Breaking circular logic

Often, when modeling business logic, we encounter circular logic systems where A depends on B and B depends on A. Sometimes models have enough information to know what should happen in order to avoid infinite cycles and other such ambiguities, but most of the times that is not the case.

Let’s take a common case as an example:

We need to calculate the value of an item with Vat tax included, but, to make the sale easier, the item needs to be sold at a rounded value and then the raw value is the one that needs to be calculated. Most developers will approach this problem with an interface that looks like this:


If the user changes the Vat free value (Vfv) the app will calculate the Vat included value (Viv) and vice versa. And everything seems to work fine at first, but a more robust test will quickly show that this is a broken system.

The problem is, now you don’t know what defined the price. Was the item price defined in vat free and we rounded off the vat included price, or the other way around?

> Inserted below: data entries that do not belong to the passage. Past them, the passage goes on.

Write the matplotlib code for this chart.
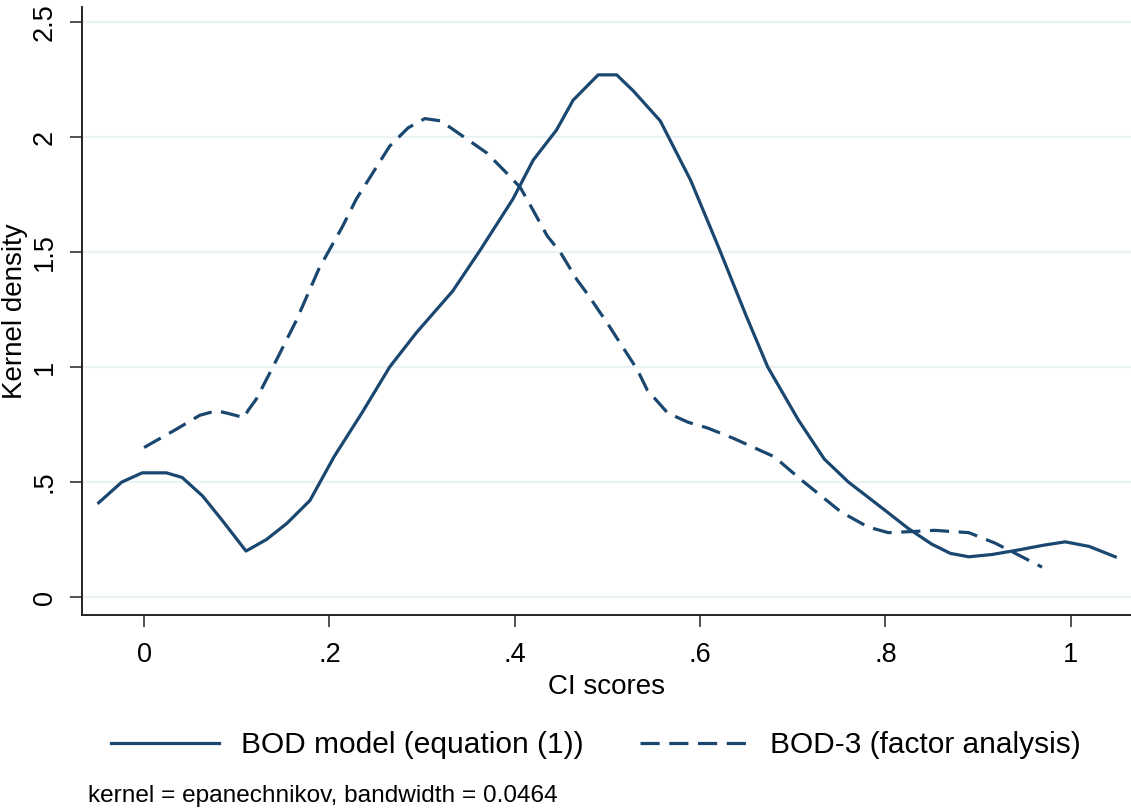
import matplotlib
matplotlib.use("Agg")
import matplotlib.pyplot as plt

plt.rcParams['font.family'] = ['Liberation Sans', 'DejaVu Sans']

# BOD model (equation (1)) - solid curve
bod_x = [-0.049, -0.024, -0.002, 0.024, 0.041, 0.063, 0.084, 0.110, 0.132, 0.154,
         0.179, 0.205, 0.235, 0.265, 0.294, 0.333, 0.363, 0.398, 0.420, 0.445,
         0.463, 0.490, 0.510, 0.528, 0.557, 0.590, 0.620, 0.650, 0.673, 0.706,
         0.734, 0.760, 0.781, 0.805, 0.824, 0.850, 0.870, 0.890, 0.915, 0.944,
         0.970, 0.994, 1.020, 1.048]
bod_y = [0.41, 0.50, 0.54, 0.54, 0.52, 0.44, 0.335, 0.20, 0.25, 0.32,
         0.42, 0.61, 0.80, 1.00, 1.15, 1.33, 1.51, 1.73, 1.90, 2.03,
         2.16, 2.27, 2.27, 2.20, 2.07, 1.81, 1.52, 1.22, 1.00, 0.77,
         0.60, 0.50, 0.435, 0.36, 0.30, 0.23, 0.19, 0.175, 0.185, 0.205,
         0.225, 0.24, 0.22, 0.175]

# BOD-3 (factor analysis) - dashed curve
fa_x = [0.000, 0.013, 0.035, 0.060, 0.078, 0.089, 0.108, 0.112, 0.121, 0.139,
        0.164, 0.189, 0.214, 0.229, 0.265, 0.285, 0.303, 0.320, 0.338, 0.370,
        0.392, 0.406, 0.420, 0.435, 0.449, 0.467, 0.478, 0.500, 0.532, 0.543,
        0.565, 0.587, 0.608, 0.636, 0.680, 0.709, 0.752, 0.781, 0.803, 0.830,
        0.853, 0.890, 0.918, 0.945, 0.969]
fa_y = [0.65, 0.68, 0.73, 0.79, 0.81, 0.80, 0.78, 0.81, 0.86, 1.00,
        1.20, 1.43, 1.61, 1.73, 1.96, 2.04, 2.08, 2.07, 2.02, 1.93,
        1.84, 1.78, 1.68, 1.57, 1.50, 1.38, 1.32, 1.19, 0.99, 0.90,
        0.80, 0.76, 0.735, 0.69, 0.61, 0.51, 0.37, 0.305, 0.28, 0.285,
        0.29, 0.28, 0.235, 0.18, 0.13]

xticks = [0, 0.2, 0.4, 0.6, 0.8, 1.0]
xtick_labels = ['0', '.2', '.4', '.6', '.8', '1']
yticks = [0, 0.5, 1.0, 1.5, 2.0, 2.5]
ytick_labels = ['0', '.5', '1', '1.5', '2', '2.5']

navy = '#1a476f'

fig = plt.figure(figsize=(11.31, 8.09), dpi=100)
ax = fig.add_axes([82 / 1131, (809 - 615) / 809, 1 - 82 / 1131, (615 - 7) / 809])

for y in yticks:
    ax.axhline(y, color='#eaf2f3', lw=1.6, zorder=0)

ax.plot(bod_x, bod_y, color=navy, lw=2.3, label='BOD model (equation (1))')
ax.plot(fa_x, fa_y, color=navy, lw=2.3, dashes=(6, 3), label='BOD-3 (factor analysis)')

ax.set_xlim(-0.067, 1.065)
ax.set_ylim(-0.078, 2.565)
ax.set_xticks(xticks)
ax.set_xticklabels(xtick_labels)
ax.set_yticks(yticks)
ax.set_yticklabels(ytick_labels, rotation=90, va='center')

for s in ['top', 'right']:
    ax.spines[s].set_visible(False)
for s in ['left', 'bottom']:
    ax.spines[s].set_linewidth(1.4)
    ax.spines[s].set_color('#222222')

ax.tick_params(axis='both', direction='out', length=8.5, width=1.1,
               labelsize=19.5, color='#222222')
ax.tick_params(axis='x', pad=11)
ax.tick_params(axis='y', pad=9)
ax.set_xlabel('CI scores', fontsize=20, labelpad=4)
ax.set_ylabel('Kernel density', fontsize=20, labelpad=3)

fig.legend(loc='center', bbox_to_anchor=(0.527, 1 - 745 / 809), ncol=2,
           frameon=False, fontsize=21.5, handlelength=3.6, handletextpad=0.75,
           columnspacing=1.9)

fig.text(88 / 1131, 1 - 796 / 809, 'kernel = epanechnikov, bandwidth = 0.0464',
         fontsize=17.6, ha='left', va='center')

fig.savefig('out.png', dpi=100)
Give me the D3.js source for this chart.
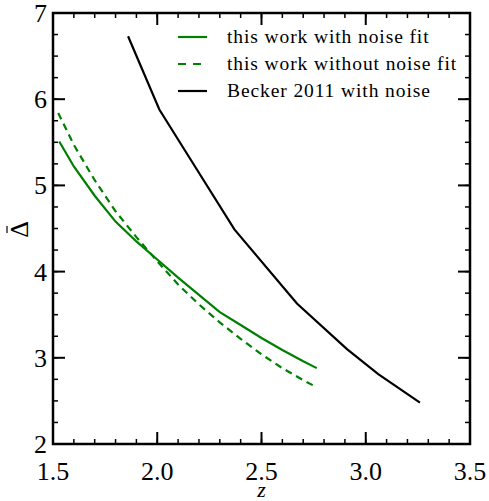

Depending on the business you are trying to implement that might be important.

A second problem that might arise is that these formulas might not be injective, meaning that you cannot derive the inputs from the outputs. And if that is the case, then the calculated values are not going to be stable and predictable, and they will stop matching the original user input.

A third problem is that both values are user input, and both values are application calculated. If there is any kind of bug in the calculation, and you need to fix it, you have no way to distinguish which of the two values should be corrected.

This transition based model breaks most inference algorithms. It forces you to model not only the whole state machine but also what needs to happen in every transition. This is a simple case, but if you start applying this logic around every part of your model you end up worse off than if you were coding everything by hand.

So, what is the solution for declarative, idempotent and behavior inference modeling frameworks like Genio?

You break the cycle. You make explicit the intention of the user and switch your interface to ask for a reference value and for the interpretation of that reference value. Then you are free to do your non-circular calculations to make the rest of your business logic happy.

The interface should look something like this:


The calculation formulas will be slightly different to take into account the type of value (Rt):

Viv = (Rt=="VI") ? Rv : Rv * (1+Rate)

Vfv = (Rt=="VF") ? Rv : Rv / (1+Rate)

Where Rv is the reference value, Viv the Vat included and Vfv the Vat free. You make the option explicit to the user and use his choice to interpret the reference value correctly. From the Viv perspective if you interpret the reference value as 'Vat included' then you use Rv directly, otherwise you convert it using the Rate. And for Vfv you just do the opposite.

This way you know exactly how each value was created, by the user or by the system. You can persist all the information about that record, and more importantly any correction that you do won’t have to touch any user inputted data. And when things go wrong, trust me, messing with user data is the last thing you want on your task list. Plus now you are free to evolve the system in new ways like providing a default for the option if forms start vat free on not.

The cost of those two extra fields will pay for itself over the years tenfold, in ease of maintenance, in resilience to change, and most of all, in potential failure points you sidestep.